Lightweight backpacking from about 15-20 years ago, gave way to mountain biking and the odd pannier laden bike tour. i always wanted to take the offroad route and my cycling companion didnt. Then decided to combine the two. The bike bivi thread on singletrackworld lead to here.
For me I’ve been mountain biking for a long time, then I did a little touring, then I did a little touring with just rear racks and a drybag on the bars to make it ride a little better off road.
Soon enough, I was off on a short trip and thought… I definitely don’t want these panniers on. I searched, found a couple of seat pack makers in the US and the order placed.
Following that, a fair while later I found bear bones.
I've been getting more and more minimal since.
entered the 1st polaris event in the early 90's then about another 10 of them. proper good fun they were too, in some super area's.
then stopped doing them because they become far too expensive, so I started doing audax rides.....always been able to ride far but steady.

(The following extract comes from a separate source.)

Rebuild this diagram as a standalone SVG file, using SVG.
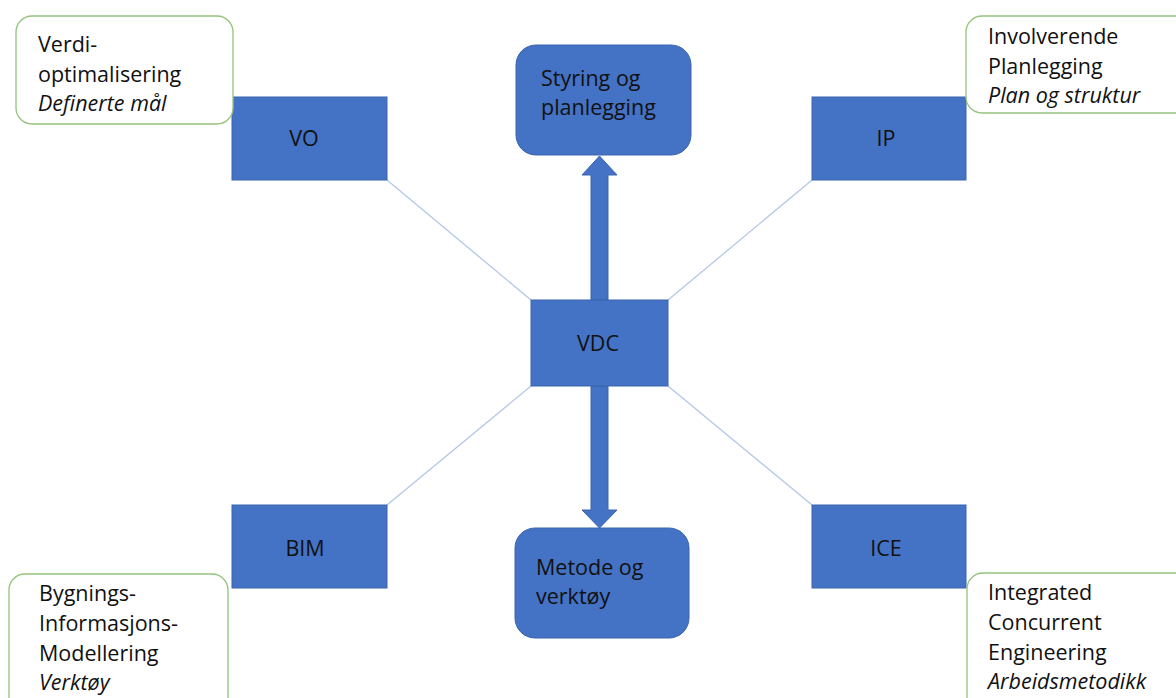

bikepacking/offroad/onroad touring fits me like a glove I suppose.......long and steady.....
Through Polaris and Adventure Racing, which I got into through a combination of MTB XC and Orienteering, which probably explains my perfectly rational hatred of GPS usage.
The idea of strapping lots of kit to the bike was still new to me, though. I just went with the AR principle of not carrying very much and trying not to stop.

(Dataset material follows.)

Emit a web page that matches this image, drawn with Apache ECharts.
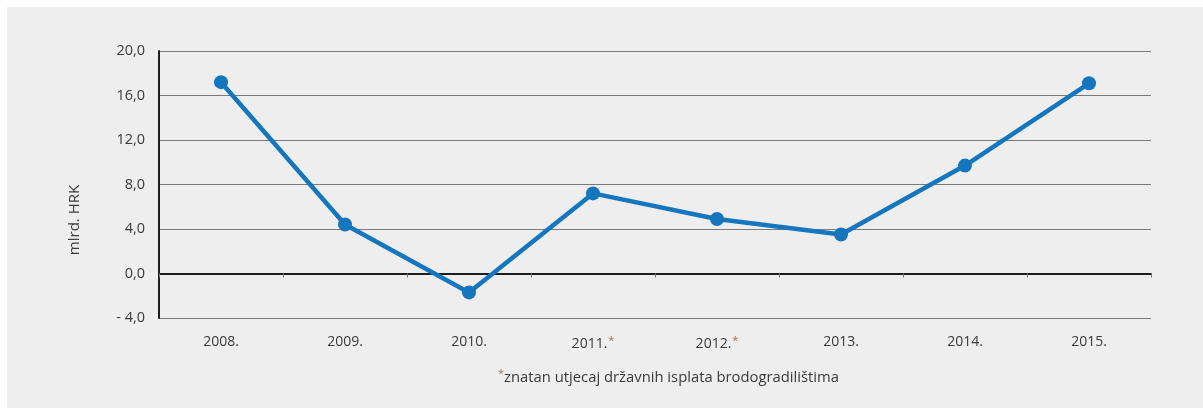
<!DOCTYPE html>
<html>
<head>
<meta charset="utf-8">
<script src="https://cdn.jsdelivr.net/npm/echarts@6/dist/echarts.min.js"></script>
<style>
html,body{margin:0;padding:0;background:#ffffff;}
#chart{position:absolute;left:7px;top:7px;width:1196px;height:401px;background:#eeeeee;}
</style>
</head>
<body>
<div id="chart"></div>
<script>
var categories = ['2008.', '2009.', '2010.', '2011.', '2012.', '2013.', '2014.', '2015.'];
var starred = [false, false, false, true, true, false, false, false];
var values = [17.2, 4.4, -1.7, 7.2, 4.9, 3.5, 9.7, 17.1];
var yAxisName = 'mlrd. HRK';
var footnote = 'znatan utjecaj državnih isplata brodogradilištima';

var chart = echarts.init(document.getElementById('chart'), null, {renderer: 'canvas'});
var font = '"Open Sans", "DejaVu Sans", sans-serif';
var textColor = '#3a3a3a';
var starColor = '#a8744a';

var option = {
  backgroundColor: 'transparent',
  animation: false,
  grid: {left: 152, top: 44, right: 52, bottom: 90, containLabel: false},
  xAxis: [{
    type: 'category',
    data: categories,
    boundaryGap: true,
    axisLine: {onZero: true, lineStyle: {color: '#1e1e1e', width: 2}},
    axisTick: {show: true, length: 4, lineStyle: {color: '#777777', width: 1}},
    axisLabel: {show: false},
    splitLine: {show: false}
  }, {
    type: 'category',
    data: categories,
    position: 'bottom',
    boundaryGap: true,
    axisLine: {show: false, onZero: false},
    axisTick: {show: false},
    splitLine: {show: false},
    axisLabel: {
      margin: 17,
      fontFamily: font,
      fontSize: 14,
      color: textColor,
      formatter: function (v, i) {
        return starred[i] ? '{a|' + v + '}{s|*}' : '{a|' + v + '}';
      },
      rich: {
        a: {fontFamily: font, fontSize: 14, color: textColor, letterSpacing: 0.8},
        s: {fontFamily: font, fontSize: 11, color: starColor, padding: [0, 0, 8, 1]}
      }
    }
  }],
  yAxis: {
    type: 'value',
    min: -4,
    max: 20,
    interval: 4,
    axisLine: {show: true, lineStyle: {color: '#1e1e1e', width: 2}},
    axisTick: {show: false},
    splitLine: {show: true, lineStyle: {color: '#7a7a7a', width: 1}},
    axisLabel: {
      margin: 14,
      fontFamily: font,
      fontSize: 14.5,
      color: textColor,
      letterSpacing: 0.8,
      formatter: function (v) {
        var s = Math.abs(v).toFixed(1).replace('.', ',');
        return v < 0 ? '- ' + s : s;
      }
    }
  },
  graphic: [{
    type: 'text',
    x: 68,
    y: 213,
    rotation: Math.PI / 2,
    style: {
      text: yAxisName,
      fontFamily: font,
      fontSize: 15,
      fill: textColor,
      align: 'center',
      verticalAlign: 'middle'
    }
  }, {
    type: 'text',
    left: 491,
    top: 361,
    style: {
      text: '{s|*}{a|' + footnote + '}',
      rich: {
        a: {fontFamily: font, fontSize: 14.8, fill: textColor},
        s: {fontFamily: font, fontSize: 11, fill: starColor, padding: [0, 0, 8, 0]}
      }
    }
  }],
  series: [{
    type: 'line',
    xAxisIndex: 0,
    data: values,
    symbol: 'circle',
    symbolSize: 14,
    lineStyle: {color: '#1676bd', width: 4.5},
    itemStyle: {color: '#1676bd'},
    z: 5
  }]
};
chart.setOption(option);
</script>
</body>
</html>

"Where you've been is good and gone, all you keep's the getting there..."
I'd been riding off road on a bmx in the early 80's, just day trips. Started looking for a bigger bike and was thinking Raleigh Bomber (I'd hired one on holiday once). Then saw an article about MTBs (the Cranes irc) and my local Raleigh shop had a 5speed Maverick in the window. I saved hard and got it (part ex the bmx too).
Steel rims and side pull brakes meant braking was an option not a certainty. Also the centre ridge tyres were 'interesting' to say the least!
I started planning rides and saving to buy stuff during school holidays and the like. So rucksack, compass, etc. Although the 'big tour' never happened.
Then I got sidetracked by xc racing, then later DH. Although I'd avidly read the Roman Dial adventures in MBUK.
Years later, body carrying plenty of injuries, I looked at my riding and saw my fs 26er wasn't always the ideal tool for my rides so looked at 29er ht's as an additional bike.
I ended up getting a Spesh Carve Expert and added bar ends, etc for a mile munching set up.
Didn't get to use it more than a few long days out at the tail end of last summer / early autumn due to a flare up of one of my injuries (hip) but it got me thinking of bigger plans once again. Hopefully with my son, who is now older than I was when I started mtbing.
Then I spotted this forum via some threads on STW and here I am!